- Born: Houston, Texas
- Occupation: Nail artist
- Known for: Guinness World Record for longest finger nails by a woman

= Ayanna Williams =

Nail artist

Ayanna Williams is an American who previously held the world record (among currently living people) for the longest fingernails on a pair of female hands, with a combined length of 733.55 centimeters (288.79 inches). Ayanna was awarded the Guinness World Record in 2018 for being the woman with the longest fingernails in the world. Her record only included living people (Lee Redmond still held the all-time record until Diana Armstrong broke it in 2022).

== Biography ==
Ayanna pursued her interest in growing nails and engaged in nail art during her young age as a kid. She spent over 30 years growing her nails without cutting them. Although proud of her record-breaking nails, Ayanna has faced increasing difficulties due to the weight of her finger nails. She found difficulties when engaging in day-to-day activities such as washing plates, dishes and putting sheets on a bed.

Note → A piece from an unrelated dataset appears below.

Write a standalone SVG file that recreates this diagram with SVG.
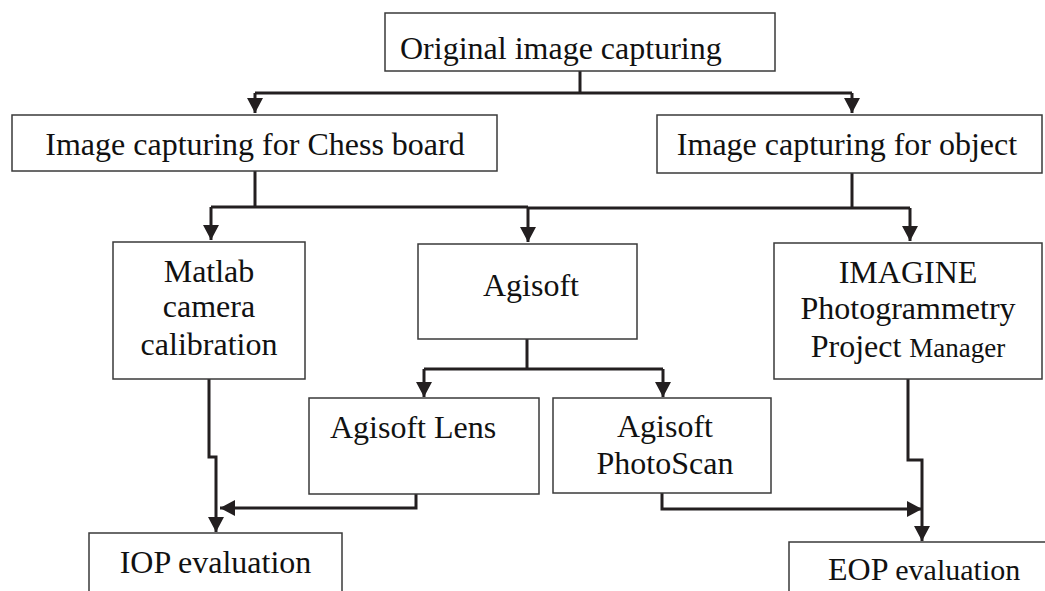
<svg xmlns="http://www.w3.org/2000/svg" width="1045" height="591" viewBox="0 0 1045 591">
<style>
.box{fill:#fff;stroke:#3a3a3a;stroke-width:1.5}
.t{font-size:32px;fill:#111}
.c{text-anchor:middle}
.con{fill:none;stroke:#231f20;stroke-width:3}
</style>
<defs>
<marker id="ah" viewBox="0 0 15 16" refX="15" refY="8" markerWidth="15" markerHeight="16" markerUnits="userSpaceOnUse" orient="auto">
<path d="M0,0 L15,8 L0,16 Z" fill="#231f20"/>
</marker>
</defs>
<rect width="1045" height="591" fill="#fff"/>
<g id="connectors">
<path class="con" d="M580,71 V93"/>
<path class="con" d="M255,93 H852"/>
<path class="con" d="M255,93 V113" marker-end="url(#ah)"/>
<path class="con" d="M852,93 V113" marker-end="url(#ah)"/>
<path class="con" d="M255,171 V207"/>
<path class="con" d="M852,173 V208"/>
<path class="con" d="M211,207 H528 M528,208 H910"/>
<path class="con" d="M211,207 V240" marker-end="url(#ah)"/>
<path class="con" d="M528,207 V242" marker-end="url(#ah)"/>
<path class="con" d="M910,208 V241" marker-end="url(#ah)"/>
<path class="con" d="M527,339 V369"/>
<path class="con" d="M424,369 H663"/>
<path class="con" d="M424,369 V397" marker-end="url(#ah)"/>
<path class="con" d="M663,369 V397" marker-end="url(#ah)"/>
<path class="con" d="M209,379 V457 H216 V532" marker-end="url(#ah)"/>
<path class="con" d="M416,494 V508 H220" marker-end="url(#ah)"/>
<path class="con" d="M908,379 V460 H922 V541" marker-end="url(#ah)"/>
<path class="con" d="M662,493 V509 H922" marker-end="url(#ah)"/>
</g>
<g font-family="Liberation Serif, Times New Roman, Times, serif">
<g id="n-original">
<rect class="box" x="385" y="13" width="390" height="58"/>
<text class="t" x="400" y="59">Original image capturing</text>
</g>
<g id="n-chess">
<rect class="box" x="12" y="115" width="485" height="56"/>
<text class="t c" x="255" y="155">Image capturing for Chess board</text>
</g>
<g id="n-object">
<rect class="box" x="657" y="115" width="385" height="58"/>
<text class="t c" x="847" y="155">Image capturing for object</text>
</g>
<g id="n-matlab">
<rect class="box" x="113" y="242" width="192" height="137"/>
<text class="t c" x="209" y="282">Matlab</text>
<text class="t c" x="209" y="317">camera</text>
<text class="t c" x="209" y="355">calibration</text>
</g>
<g id="n-agisoft">
<rect class="box" x="418" y="244" width="219" height="95"/>
<text class="t c" x="531" y="296">Agisoft</text>
</g>
<g id="n-imagine">
<rect class="box" x="774" y="243" width="268" height="136"/>
<text class="t c" x="908" y="283">IMAGINE</text>
<text class="t c" x="908" y="319">Photogrammetry</text>
<text class="t c" x="908" y="357">Project <tspan font-size="27">Manager</tspan></text>
</g>
<g id="n-lens">
<rect class="box" x="309" y="398" width="230" height="96"/>
<text class="t" x="330" y="438">Agisoft Lens</text>
</g>
<g id="n-photoscan">
<rect class="box" x="553" y="398" width="218" height="95"/>
<text class="t c" x="665" y="437">Agisoft</text>
<text class="t c" x="665" y="474">PhotoScan</text>
</g>
<g id="n-iop">
<rect class="box" x="89" y="533" width="253" height="70"/>
<text class="t c" x="215.5" y="573">IOP evaluation</text>
</g>
<g id="n-eop">
<rect class="box" x="789" y="542" width="270" height="60"/>
<text class="t" x="828" y="580">EOP <tspan font-size="30">evaluation</tspan></text>
</g>
</g>
</svg>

In 2021, she decided to cut her nails. On 9 April 2021, she had her fingernails cut by Allison Readinger of Trinity Vista Dermatology using an electronic rotary power tool at the Ripley's Believe It or Not! museum in New York City, where the nails were put on display for the public.

The nails were measured for one last time in 2021 and the reading marked as 733.55 centimeters (240.7 inches) before cutting them down.

== See also ==
- Shridhar Chillal, who holds the world record for longest fingernails on a single hand.